David Fincher is usually linked with dark thrillers, the kind of movies that leave bruises. This week, though, hbomax is giving one of his biggest departures new life: a fantasy epic that blends sweeping romance, character-driven drama and American history, and it is still drawing attention more than 15 years after its Oscar run.
The film is The Curious Case of Benjamin Button, Fincher's reunion with his Se7en star Brad Pitt. It also brought together Cate Blanchett, Mahershala Ali and Taraji P. Henson, and went on to gross $335 million worldwide against a reported $165 million budget. That cost was driven in part by Fincher's use of cutting-edge digital aging techniques throughout the film, a gamble that helped make it one of the more technically ambitious studio releases of its era.
Fincher's name is most often attached to tightly wound suspense, and The Social Network is arguably his most acclaimed movie. Gone Girl, meanwhile, is funnier than many viewers remember. Benjamin Button sits farther from that lane. It is a softer, more expansive film, but one still shaped by the same precision that made Fincher one of the defining directors of his generation. The movie was released two years before Tron: Legacy, which is remembered as one of the earliest Hollywood films to experiment with digital de-aging.
That timing matters because the technology was still new enough to be a curiosity, not a standard tool. The film picked up several Oscar nominations over 15 years ago, and now its return to streaming is a reminder that some movies last not because they fit a moment, but because they outgrow it. Benjamin Button was built as a prestige experiment with a steep price tag, but the numbers, the awards and the cast all point to the same conclusion: Fincher's biggest creative leap still holds up.

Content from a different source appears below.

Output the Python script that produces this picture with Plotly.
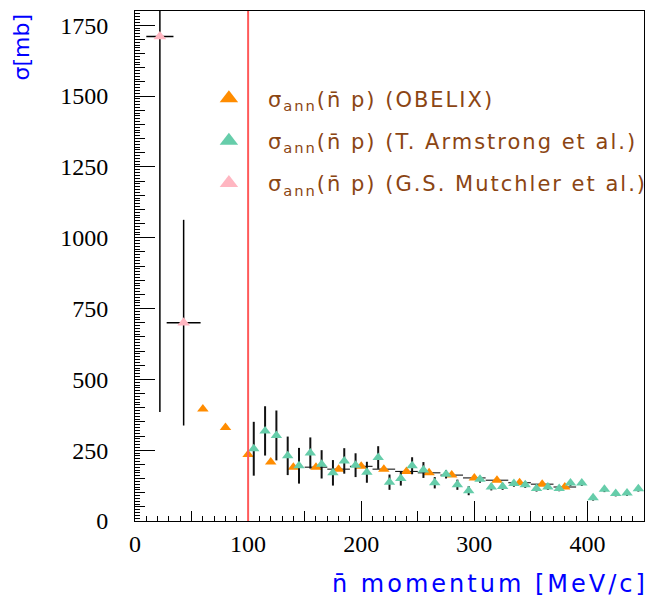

What makes that lasting power notable now is the contrast between the movie's ambition and the era that followed. Tron: Legacy would later become a reference point for early digital de-aging work, but Benjamin Button got there first, at greater scale, with a star lineup and a budget that made the risk impossible to miss. On streaming this week, the film is not looking like an artifact. It is looking like a bet Fincher made that has already paid off.